== What to work on ==
How many lines hold the string "this"? Reply with the number alone.

== Material shown ==
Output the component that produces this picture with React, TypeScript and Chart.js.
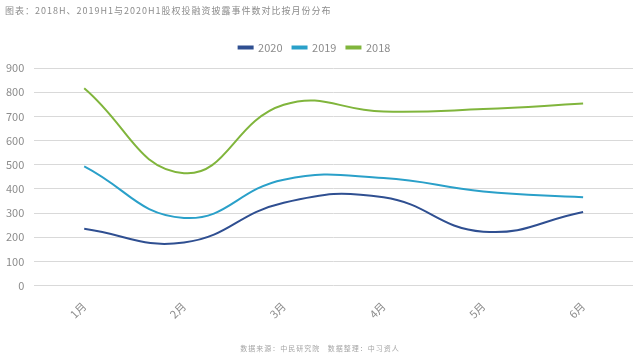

==

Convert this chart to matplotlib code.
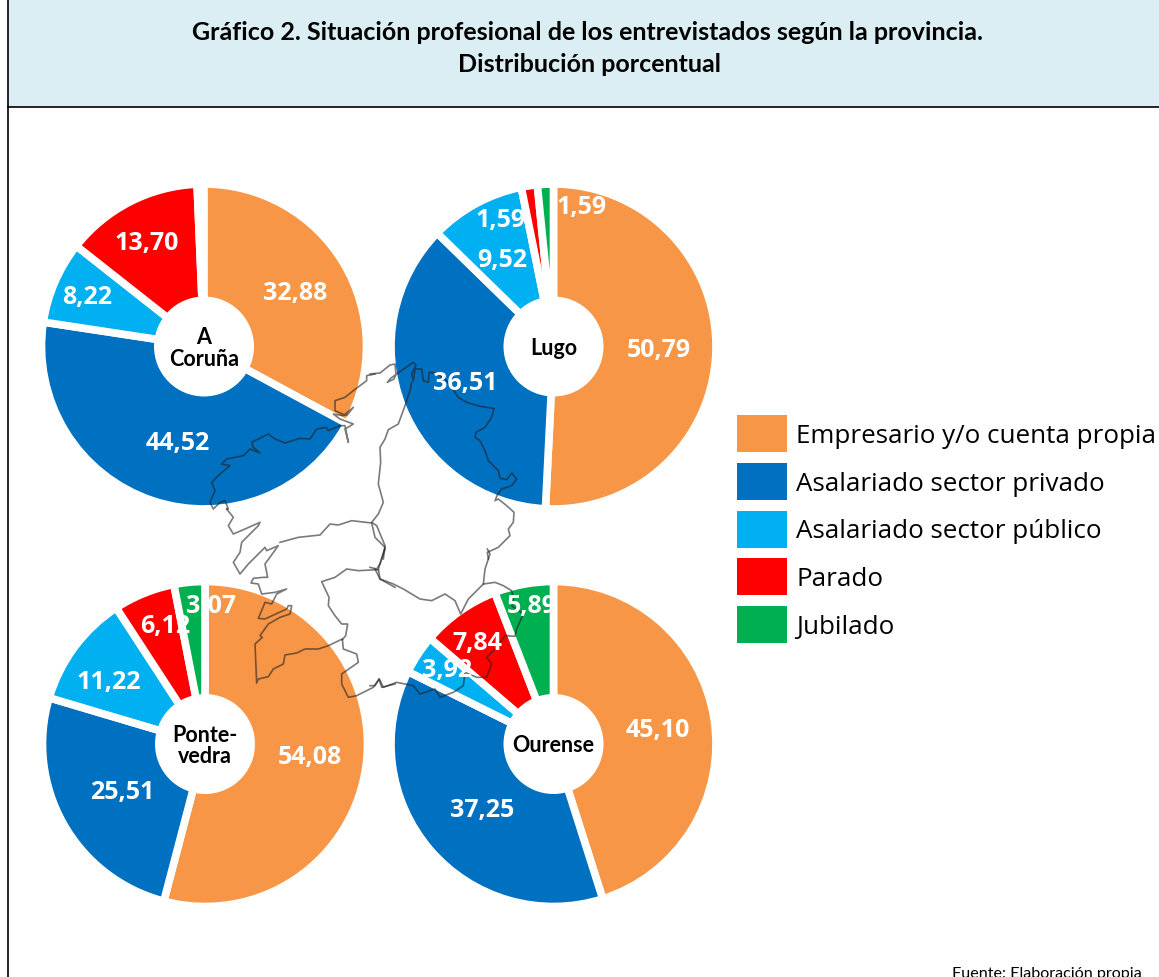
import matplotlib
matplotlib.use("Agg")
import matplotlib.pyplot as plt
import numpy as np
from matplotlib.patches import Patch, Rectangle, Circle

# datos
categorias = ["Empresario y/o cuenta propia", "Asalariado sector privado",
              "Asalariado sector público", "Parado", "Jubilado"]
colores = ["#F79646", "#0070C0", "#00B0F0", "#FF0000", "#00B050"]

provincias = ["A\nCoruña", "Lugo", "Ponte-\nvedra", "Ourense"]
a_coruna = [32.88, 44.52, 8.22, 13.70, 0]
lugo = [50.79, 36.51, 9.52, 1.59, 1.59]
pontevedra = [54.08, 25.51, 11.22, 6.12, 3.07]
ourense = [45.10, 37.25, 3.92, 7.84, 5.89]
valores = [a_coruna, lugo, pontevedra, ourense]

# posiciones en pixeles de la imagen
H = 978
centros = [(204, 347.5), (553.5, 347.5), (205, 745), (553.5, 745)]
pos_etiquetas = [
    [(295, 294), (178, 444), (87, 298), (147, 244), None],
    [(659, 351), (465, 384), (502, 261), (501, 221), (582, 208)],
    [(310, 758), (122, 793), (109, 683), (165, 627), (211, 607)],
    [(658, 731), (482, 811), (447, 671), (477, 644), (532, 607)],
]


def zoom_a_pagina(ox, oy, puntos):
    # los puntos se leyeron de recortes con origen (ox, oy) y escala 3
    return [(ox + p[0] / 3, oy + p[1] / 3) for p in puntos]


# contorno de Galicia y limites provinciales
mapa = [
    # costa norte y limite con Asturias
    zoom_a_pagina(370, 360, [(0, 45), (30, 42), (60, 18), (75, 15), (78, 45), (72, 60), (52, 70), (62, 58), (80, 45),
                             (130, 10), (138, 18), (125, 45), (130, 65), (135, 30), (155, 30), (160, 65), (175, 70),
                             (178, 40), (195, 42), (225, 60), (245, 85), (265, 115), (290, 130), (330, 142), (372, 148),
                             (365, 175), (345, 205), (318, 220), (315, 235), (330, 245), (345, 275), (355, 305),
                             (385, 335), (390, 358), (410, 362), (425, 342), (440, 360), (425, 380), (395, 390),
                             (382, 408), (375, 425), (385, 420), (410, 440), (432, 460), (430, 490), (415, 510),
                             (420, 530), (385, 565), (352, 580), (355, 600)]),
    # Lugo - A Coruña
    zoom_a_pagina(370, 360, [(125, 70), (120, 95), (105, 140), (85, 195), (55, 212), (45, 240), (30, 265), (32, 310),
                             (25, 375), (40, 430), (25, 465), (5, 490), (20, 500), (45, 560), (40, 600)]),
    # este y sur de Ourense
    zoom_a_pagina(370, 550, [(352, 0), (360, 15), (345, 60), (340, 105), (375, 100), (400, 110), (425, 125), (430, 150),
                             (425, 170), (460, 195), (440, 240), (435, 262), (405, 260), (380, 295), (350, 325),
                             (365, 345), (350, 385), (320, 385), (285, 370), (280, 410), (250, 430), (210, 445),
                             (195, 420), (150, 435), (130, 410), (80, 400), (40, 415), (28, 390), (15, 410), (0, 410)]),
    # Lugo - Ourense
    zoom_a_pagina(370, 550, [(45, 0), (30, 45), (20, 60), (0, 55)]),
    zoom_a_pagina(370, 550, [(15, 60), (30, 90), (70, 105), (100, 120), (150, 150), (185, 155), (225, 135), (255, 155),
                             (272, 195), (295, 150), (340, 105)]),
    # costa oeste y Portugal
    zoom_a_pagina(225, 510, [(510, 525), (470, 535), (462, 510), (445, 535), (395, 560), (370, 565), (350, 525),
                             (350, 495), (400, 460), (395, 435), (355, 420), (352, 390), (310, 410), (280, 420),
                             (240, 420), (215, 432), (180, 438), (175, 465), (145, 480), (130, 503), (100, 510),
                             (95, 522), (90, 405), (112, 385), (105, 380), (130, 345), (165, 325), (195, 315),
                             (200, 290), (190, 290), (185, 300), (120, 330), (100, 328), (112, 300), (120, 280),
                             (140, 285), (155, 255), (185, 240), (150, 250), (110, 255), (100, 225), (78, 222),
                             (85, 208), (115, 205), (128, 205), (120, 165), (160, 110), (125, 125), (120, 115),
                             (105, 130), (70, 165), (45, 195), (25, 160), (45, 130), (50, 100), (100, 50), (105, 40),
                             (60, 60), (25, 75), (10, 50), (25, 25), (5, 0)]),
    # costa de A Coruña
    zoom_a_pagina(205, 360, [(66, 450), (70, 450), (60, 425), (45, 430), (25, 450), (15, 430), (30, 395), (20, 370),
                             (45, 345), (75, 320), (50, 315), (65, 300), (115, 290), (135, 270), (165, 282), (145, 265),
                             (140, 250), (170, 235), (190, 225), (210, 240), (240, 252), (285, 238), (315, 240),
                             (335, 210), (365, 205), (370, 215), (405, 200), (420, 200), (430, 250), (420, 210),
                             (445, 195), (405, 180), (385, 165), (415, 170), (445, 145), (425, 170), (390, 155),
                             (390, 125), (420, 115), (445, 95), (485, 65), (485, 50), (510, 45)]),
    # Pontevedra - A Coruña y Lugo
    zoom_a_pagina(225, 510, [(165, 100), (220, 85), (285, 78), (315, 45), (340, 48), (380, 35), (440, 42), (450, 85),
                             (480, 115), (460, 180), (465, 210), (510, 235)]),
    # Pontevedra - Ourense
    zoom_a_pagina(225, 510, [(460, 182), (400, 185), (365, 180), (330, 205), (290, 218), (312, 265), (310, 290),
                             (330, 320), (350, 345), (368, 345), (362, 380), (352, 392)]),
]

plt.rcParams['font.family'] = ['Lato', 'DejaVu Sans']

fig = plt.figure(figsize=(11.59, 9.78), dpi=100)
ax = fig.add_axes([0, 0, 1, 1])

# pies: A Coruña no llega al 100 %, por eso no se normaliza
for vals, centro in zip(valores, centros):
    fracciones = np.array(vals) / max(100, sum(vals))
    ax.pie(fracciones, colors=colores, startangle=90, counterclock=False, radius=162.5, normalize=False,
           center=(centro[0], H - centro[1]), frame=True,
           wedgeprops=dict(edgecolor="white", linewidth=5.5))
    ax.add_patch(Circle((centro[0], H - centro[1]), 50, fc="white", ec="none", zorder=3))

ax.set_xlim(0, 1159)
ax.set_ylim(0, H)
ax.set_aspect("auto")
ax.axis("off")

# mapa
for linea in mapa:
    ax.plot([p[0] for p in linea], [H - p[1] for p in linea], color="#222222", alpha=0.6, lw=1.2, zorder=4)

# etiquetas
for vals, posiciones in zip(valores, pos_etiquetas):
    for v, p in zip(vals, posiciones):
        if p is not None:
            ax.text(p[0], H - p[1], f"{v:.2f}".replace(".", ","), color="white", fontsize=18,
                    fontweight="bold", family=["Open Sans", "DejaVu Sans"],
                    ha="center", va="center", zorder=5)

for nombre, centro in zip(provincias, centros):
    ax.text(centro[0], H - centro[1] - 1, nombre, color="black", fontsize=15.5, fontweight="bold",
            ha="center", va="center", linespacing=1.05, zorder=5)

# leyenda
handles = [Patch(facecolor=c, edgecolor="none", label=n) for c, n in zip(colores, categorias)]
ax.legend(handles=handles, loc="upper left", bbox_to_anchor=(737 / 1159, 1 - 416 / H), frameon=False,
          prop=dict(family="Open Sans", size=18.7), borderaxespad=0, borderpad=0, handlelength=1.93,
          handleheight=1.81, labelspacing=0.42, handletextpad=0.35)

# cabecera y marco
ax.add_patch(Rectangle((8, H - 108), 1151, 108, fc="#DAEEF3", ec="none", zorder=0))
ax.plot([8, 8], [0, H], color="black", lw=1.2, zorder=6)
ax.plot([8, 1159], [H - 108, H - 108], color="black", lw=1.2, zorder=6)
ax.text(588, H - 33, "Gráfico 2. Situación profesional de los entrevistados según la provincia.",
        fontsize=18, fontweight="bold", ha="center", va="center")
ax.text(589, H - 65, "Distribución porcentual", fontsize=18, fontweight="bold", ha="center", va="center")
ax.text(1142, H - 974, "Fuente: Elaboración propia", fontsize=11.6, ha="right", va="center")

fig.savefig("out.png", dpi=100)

== Result below ==
2